Abstract

AbstractImposters, seemingly third person nouns with speech act participant reference, have been varyingly analyzed as being licensed through an elaborated DP syntax (Collins and Postal. 2008. Imposters. Manuscript. http://ling.auf.net/lingbuzz/000640 (accessed 12 May 2017), Collins and Postal. 2012. Imposters: A study of pronominal agreement. Cambridge: MIT Press) or through lexical specification (Kaufman 2014. The syntax of Indonesian imposters. In Chris Collins (ed.), Cross-linguistic studies of imposters and pronominal agreement, 89–120. Oxford: Oxford University Press). Looking at Korean and Indonesian, two languages that make frequent use of imposters, we show that both can be accounted for without appeal to an elaborated DP syntax and that, in fact, such a structure makes the wrong predictions.
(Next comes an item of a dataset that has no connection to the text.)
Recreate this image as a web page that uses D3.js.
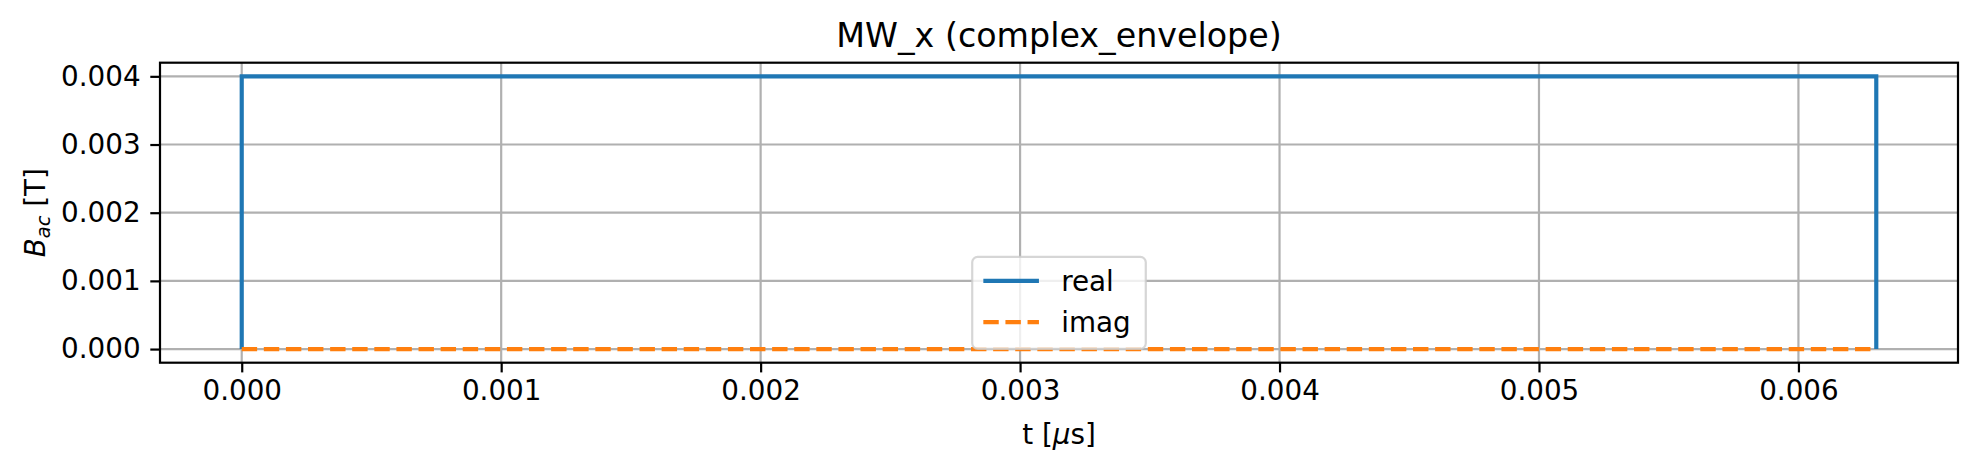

Rather, other heads in the clause, in conjunction with differences in lexical specification, can account for both languages. In Indonesian, which freely allows imposters to bind anaphors with person features of the referent, the imposter is lexically specified for those features. In Korean, where such binding is restricted, imposters are underspecified for person and so anaphors only occur when there is another person feature-carrying head to supply the necessary features (Zanuttini et al. 2012. A syntactic analysis of interpretive restrictions on imperative, promissive, and exhortative subjects. Natural Language & Linguistic Theory 30(4). 1231–1274). Previously left unexplained was why Korean imposters were unable to bind any person-marked anaphors, including third person, under an assumption that person-underspecified DPs get valued with a default third person feature. We argue this is a result of the difference in types of third person, those specified for third person and those that are not (Sigurðsson 2010. On EPP effects. Studia Linguistica 64(2). 159–189).